Tak jauh dari gerbang desa adat Bawomataluo, deretan omo hada mulai terlihat di sisi kanan kiri jalan. Sekilas deretan omo hada tampak sama, namun jika diperhatikan akan terlihat perbedaannya, yakni pada ukuran rumah, tinggi rumah, serta jalan masuk (tangga) ke dalam rumah. Perbedaan ini didasarkan pada perbedaan golongan sosial/ tingkat strata pemilik rumah.
Semakin dalam menapaki perkampungan Bawomataluo, terlihat sebuah batu setinggi 2,15 meter yang menjadi tempat untuk lompat batu (Fahombo atau Hombo Batu dalam bahasa Nias) dan rumah adat dengan atap tinggi menjulang yang disebut Omo Sebua (Rumah Raja) di sebelah kiri dan Omo Bale (Balai Desa) di sebelah kanan.
Tari Perang Siap Menyambut Tamu
Tak hanya tenar dengan adat lompat batu. Satu lagi atraksi budaya yang bisa kita nikmati di Desa Bawomataluo adalah Tari Fataele atau tari perang. Tarian ini siap menyambut kedatangan tamu kehormatan yang singgah.
Tari perang diperagakan oleh lebih dari 50 pria, baik tua maupun muda. Mereka menggunakan pakaian tradisi berwarna hitam dan kuning, pakaian dari ijuk serta kulit pohon, aksesori berbentuk penutup kepala, tanduk kerbau yang ditancapkan di hidung, serta persenjataan lengkap seperti tombak, tameng, belati dan pedang bernama pedang Tologu. Mereka terbagi dalam dua grup yang sama-sama bertemu. Lalu saling mendekat seakan tengah bertarung, dengan maju-mundur selaras serta lari-lari kecil.
Tari perang, sesungguhnya menceritakan perihal kehidupan orang-orang Nias zaman dahulu yang sering berperang antar kampung.
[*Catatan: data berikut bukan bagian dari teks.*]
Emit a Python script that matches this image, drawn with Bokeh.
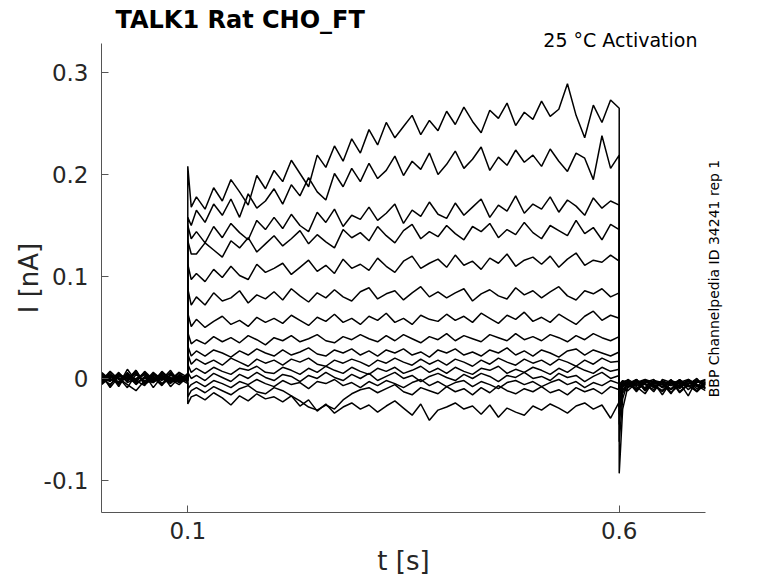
import numpy as np
from bokeh.plotting import figure
from bokeh.models import Label, FixedTicker
from bokeh.embed import file_html
from bokeh.resources import INLINE

# ---- time samples [s]: pre-pulse, step (0.1-0.6 s), post-pulse ----
T_PRE = [0.00, 0.01, 0.02, 0.03, 0.04, 0.05, 0.06, 0.07, 0.08, 0.09, 0.10]
T_STEP = [0.100, 0.104,
          0.11, 0.12, 0.13, 0.14, 0.15, 0.16, 0.17, 0.18, 0.19, 0.20,
          0.21, 0.22, 0.23, 0.24, 0.25, 0.26, 0.27, 0.28, 0.29, 0.30,
          0.31, 0.32, 0.33, 0.34, 0.35, 0.36, 0.37, 0.38, 0.39, 0.40,
          0.41, 0.42, 0.43, 0.44, 0.45, 0.46, 0.47, 0.48, 0.49, 0.50,
          0.51, 0.52, 0.53, 0.54, 0.55, 0.56, 0.57, 0.58, 0.59, 0.60]
T_POST = [0.600, 0.604, 0.61, 0.62, 0.63, 0.64, 0.65, 0.66, 0.67, 0.68, 0.69, 0.70]
TIME = T_PRE + T_STEP + T_POST

# ---- current traces in pA: pre + step + post ----
TRACE_01 = [2, -7, 5, -1, 8, -6, 4, 0, -3, 6, 1,
            208, 168,
            178, 166, 187, 174, 195, 183, 170, 199, 186, 204,
            193, 214, 201, 188, 219, 207, 228, 213, 235, 221,
            244, 229, 251, 236, 247, 258, 239, 253, 243, 262,
            249, 266, 252, 241, 263, 255, 270, 248, 261, 254,
            272, 257, 264, 289, 258, 236, 268, 251, 273, 265,
            -93, -30, -8, -1, -12, -3, -9, -2, -14, -6, 0, -10]
TRACE_02 = [-3, 4, -8, 6, -5, 1, -4, 7, -1, -6, 2,
            158, 150,
            165, 153, 171, 160, 176, 158, 181, 167, 174, 186,
            171, 190, 179, 197, 183, 175, 201, 188, 206, 193,
            211, 196, 204, 218, 199, 213, 205, 221, 200, 210,
            223, 206, 215, 227, 204, 217, 209, 224, 212, 219,
            208, 225, 213, 203, 221, 216, 195, 238, 206, 219,
            -62, -20, -3, -13, -2, -9, -5, -15, -1, -7, -12, -3]
TRACE_03 = [5, -2, 1, -9, 4, -3, 6, -1, 8, -4, 0,
            150, 137,
            144, 133, 149, 138, 152, 143, 136, 155, 146, 158,
            147, 161, 150, 144, 163, 153, 166, 149, 160, 156,
            168, 155, 162, 171, 152, 165, 159, 173, 161, 157,
            172, 160, 168, 176, 158, 170, 164, 179, 162, 171,
            166, 178, 163, 175, 169, 160, 177, 167, 174, 170,
            -45, -14, -9, -1, -11, -4, -16, -3, -8, -2, -13, -5]
TRACE_04 = [-1, 3, -6, 9, -3, 5, -2, 4, -8, 1, 3,
            135, 122,
            122, 133, 126, 119, 135, 128, 138, 124, 132, 140,
            130, 137, 145, 132, 141, 134, 128, 146, 138, 143,
            135, 149, 140, 133, 145, 151, 137, 144, 139, 150,
            142, 136, 149, 144, 152, 138, 146, 141, 153, 143,
            137, 150, 145, 140, 155, 142, 148, 136, 151, 146,
            -35, -12, -3, -8, -15, -2, -6, -11, -4, -17, -1, -7]
TRACE_05 = [4, -9, 2, 0, -4, 7, -1, 5, -3, 2, -2,
            112, 97,
            103, 95, 107, 99, 110, 101, 97, 112, 104, 108,
            113, 102, 109, 116, 105, 111, 103, 117, 108, 112,
            106, 118, 110, 104, 115, 120, 108, 113, 117, 109,
            121, 111, 115, 107, 118, 113, 122, 110, 116, 119,
            112, 120, 109, 117, 123, 111, 116, 114, 121, 115,
            -28, -10, -12, -4, -1, -9, -3, -14, -6, -2, -10, -4]
TRACE_06 = [-6, 1, 4, -3, 8, -5, 3, -2, 6, -1, 4,
            88, 72,
            80, 72, 84, 76, 79, 86, 74, 82, 78, 85,
            77, 88, 81, 75, 84, 79, 87, 80, 76, 85,
            89, 78, 83, 86, 77, 84, 90, 80, 85, 79,
            84, 88, 76, 83, 87, 81, 78, 89, 82, 86,
            79, 85, 90, 81, 77, 86, 83, 88, 80, 84,
            -22, -9, -2, -11, -5, -13, -1, -4, -10, -3, -7, -12]
TRACE_07 = [1, -3, 6, -4, 0, 4, -9, 2, -2, 3, -1,
            64, 51,
            58, 50, 56, 61, 53, 57, 51, 60, 55, 59,
            54, 62, 57, 52, 60, 56, 63, 55, 59, 53,
            61, 57, 64, 55, 59, 53, 62, 58, 56, 63,
            57, 61, 55, 64, 59, 54, 62, 58, 65, 56,
            60, 55, 63, 58, 53, 61, 66, 57, 62, 59,
            -18, -7, -6, -2, -12, -3, -8, -1, -13, -5, -2, -9]
TRACE_08 = [-2, 7, -1, 3, -6, 2, -3, 6, 0, -4, 2,
            45, 34,
            38, 34, 41, 36, 40, 35, 42, 38, 33, 40,
            37, 42, 36, 39, 43, 37, 35, 41, 38, 43,
            39, 36, 42, 37, 43, 39, 35, 41, 38, 44,
            37, 42, 39, 36, 43, 40, 37, 44, 38, 41,
            37, 43, 40, 36, 42, 38, 44, 40, 37, 41,
            -15, -6, -4, -10, -3, -7, -13, -5, -2, -8, -4, -1]
TRACE_09 = [3, 0, -4, 5, -2, -7, 5, -5, 3, 1, -3,
            32, 22,
            27, 22, 28, 25, 21, 27, 23, 29, 25, 22,
            28, 23, 26, 30, 24, 22, 28, 25, 29, 23,
            27, 22, 28, 25, 29, 23, 26, 21, 28, 25,
            29, 23, 26, 22, 28, 25, 30, 23, 27, 22,
            28, 25, 21, 27, 29, 23, 28, 25, 22, 26,
            -12, -5, -1, -6, -9, -2, -4, -11, -3, -7, -13, -3]
TRACE_10 = [-4, 2, 3, -2, 5, -4, 1, -7, 4, -2, 0,
            24, 14,
            19, 14, 18, 13, 20, 16, 12, 19, 15, 18,
            13, 19, 16, 20, 14, 12, 18, 15, 19, 16,
            12, 18, 15, 20, 16, 13, 19, 14, 18, 13,
            19, 16, 12, 18, 14, 20, 16, 13, 19, 15,
            18, 13, 19, 16, 12, 18, 14, 20, 16, 17,
            -10, -4, -8, -3, -6, -11, -2, -7, -4, -1, -6, -9]
TRACE_11 = [0, -6, 3, 1, -1, 6, -3, 0, -5, 4, -2,
            14, 6,
            10, 5, 11, 7, 4, 10, 8, 12, 6, 5,
            11, 8, 4, 10, 6, 12, 8, 5, 11, 7,
            4, 10, 7, 11, 5, 8, 12, 6, 10, 5,
            11, 7, 4, 10, 8, 12, 5, 9, 6, 11,
            8, 4, 10, 6, 12, 8, 5, 11, 7, 9,
            -8, -3, -2, -12, -4, -1, -9, -3, -7, -5, -2, -6]
TRACE_12 = [6, -1, -3, 4, -4, 0, 2, -6, 1, -3, 5,
            6, 0,
            3, -2, 5, 1, -3, 4, 0, 6, 1, -2,
            4, 2, -3, 3, 0, 6, 1, -2, 4, 0,
            5, -2, 2, 6, 0, 3, -3, 2, 5, 1,
            -2, 4, 0, 5, 2, -3, 3, 1, 6, 0,
            2, -2, 5, 1, 3, -3, 2, 6, 0, 3,
            -6, -2, -5, -1, -10, -5, -3, -7, -1, -11, -4, -2]
TRACE_13 = [-5, 3, 0, -6, -12, -2, -4, 3, -1, 6, -4,
            -10, -6,
            -3, -8, -2, -5, -9, -3, -6, -1, -5, -8,
            -2, -6, -4, -10, -3, -5, -1, -7, -4, -9,
            -3, -7, -2, -5, -9, -4, -1, -7, -3, -8,
            -4, -2, -8, -3, -6, -10, -4, -2, -6, -3,
            -8, -4, -1, -6, -3, -9, -4, -7, -2, -5,
            -7, -4, -9, -5, -2, -6, -12, -2, -5, -3, -8, -1]
TRACE_14 = [2, -2, 4, -3, 6, -6, 0, -1, 5, -2, 1,
            -18, -12,
            -9, -14, -8, -12, -16, -10, -7, -13, -15, -9,
            -12, -17, -22, -28, -31, -26, -30, -21, -15, -11,
            -9, -14, -10, -6, -13, -16, -9, -12, -15, -8,
            -13, -10, -16, -9, -14, -7, -12, -15, -10, -13,
            -8, -14, -11, -16, -9, -13, -10, -15, -8, -11,
            -14, -8, -3, -7, -1, -4, -6, -10, -2, -8, -3, -5]
TRACE_15 = [-3, 6, -5, 2, -1, 4, -2, 1, -4, 0, -5,
            -25, -18,
            -16, -21, -14, -19, -26, -17, -22, -15, -20, -18,
            -23, -17, -27, -21, -32, -25, -34, -28, -24, -30,
            -26, -33, -27, -22, -29, -36, -25, -41, -31, -28,
            -24, -30, -27, -35, -26, -38, -29, -33, -36, -27,
            -31, -25, -29, -34, -27, -24, -30, -26, -39, -23,
            -26, -12, -6, -2, -5, -8, -3, -5, -9, -1, -6, -10]

TRACES = [TRACE_01, TRACE_02, TRACE_03, TRACE_04, TRACE_05, TRACE_06, TRACE_07,
          TRACE_08, TRACE_09, TRACE_10, TRACE_11, TRACE_12, TRACE_13, TRACE_14, TRACE_15]

X_TICKS = [0.1, 0.6]
Y_TICKS = [-0.1, 0, 0.1, 0.2, 0.3]
Y_TICK_LABELS = ["-0.1", "0", "0.1", "0.2", "0.3"]

# y axis line span, and the taller view that also holds the title texts
Y_LIM = (-0.1314, 0.3284)
Y_VIEW = (-0.1314, 0.3706)
X_VIEW = (0.0, 0.7)

TITLE = "TALK1  Rat  CHO_FT"
NOTE = "25 \u00b0C  Activation"
SIDE = "BBP Channelpedia ID 34241 rep 1"
X_LABEL = "t [s]"
Y_LABEL = "I [nA]"

FONT = "DejaVu Sans"
TXT = "#262626"

p = figure(frame_width=604, frame_height=512,
           min_border=0, min_border_left=101, min_border_right=73,
           min_border_top=0, min_border_bottom=71,
           x_range=X_VIEW, y_range=Y_VIEW,
           output_backend="svg", toolbar_location=None)

for tr in TRACES:
    assert len(tr) == len(TIME)
    p.line(TIME, np.array(tr) / 1000.0, line_color="black", line_width=1.5)

p.grid.visible = False
p.outline_line_color = None
p.background_fill_color = "white"
p.border_fill_color = "white"

for ax in (p.xaxis[0], p.yaxis[0]):
    ax.axis_line_color = "#555555"
    ax.axis_line_width = 1
    ax.major_tick_line_color = "#555555"
    ax.major_tick_in = 7
    ax.major_tick_out = 0
    ax.minor_tick_line_color = None
    ax.major_label_text_font = FONT
    ax.major_label_text_font_size = "23px"
    ax.major_label_text_color = TXT
    ax.axis_label_text_font = FONT
    ax.axis_label_text_font_size = "26px"
    ax.axis_label_text_font_style = "normal"
    ax.axis_label_text_color = TXT

p.xaxis.ticker = FixedTicker(ticks=X_TICKS)
p.xaxis.major_label_overrides = {0.1: "0.1", 0.6: "0.6"}
p.xaxis.axis_label = X_LABEL
p.xaxis.major_label_standoff = 9
p.xaxis.axis_label_standoff = 4

p.yaxis.bounds = Y_LIM
p.yaxis.ticker = FixedTicker(ticks=Y_TICKS)
p.yaxis.major_label_overrides = {v: s for v, s in zip(Y_TICKS, Y_TICK_LABELS)}
p.yaxis.major_label_standoff = 13

# texts inside the (taller) frame
p.add_layout(Label(x=0.0162, y=0.3519, text=TITLE, text_font=FONT,
                   text_font_style="bold", text_font_size="24px",
                   text_color="black", text_baseline="alphabetic"))
p.add_layout(Label(x=0.6977, y=0.3318, text=NOTE, text_font=FONT,
                   text_font_size="19px", text_color="black",
                   text_align="right", text_baseline="alphabetic"))
# texts in the side panels (not clipped to the frame)
p.add_layout(Label(x=0.7093, y=0.098, text=SIDE, text_font=FONT,
                   text_font_size="14px", text_color="black", angle=np.pi / 2,
                   text_align="center", text_baseline="alphabetic"), "right")
p.add_layout(Label(x=-0.0846, y=0.0985, text=Y_LABEL, text_font=FONT,
                   text_font_size="26px", text_color=TXT, angle=np.pi / 2,
                   text_align="center", text_baseline="middle"), "left")

open("out.html", "w").write(file_html(p, INLINE))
Permasalahannya, tidak jauh-jauh dari masalah perebutan tempat.
Meski demikian, saat ini sudah tak ada lagi perang antar kampung di Nias. Peperangan yang umum mereka lakukan justru dikemas menjadi satu tarian sebagai daya tarik wisata.
Senjata-senjata yang dipakai ternyata ada yang memiliki unsur mistis. Satu di antaranya yaitu pedang Tologu, yang di bagian sarung pedangnya ada bola rotan serta berisikan kemampuan gaib.
Kampung atau Desa Adat Bawomataluo adalah bukti sejarah akan kejayaan nenek moyang masyarakat Nias yang patut dijaga serta dilestarikan. Menapaki kampung adat Bawomataluo merupakan satu kebanggaan dan kepuasan tersendiri bagi saya. Saya bisa bergaul, bercengkrama langsung dengan warga desanya yang ramah serta menyaksikan langsung salah satu ikon wisata yang kini telah menjadi salah satu warisan budaya dunia. Desa adat ini sudah didaftarkan World Heritage di UNESCO sejak 2009 sebagai warisan budaya dari Indonesia.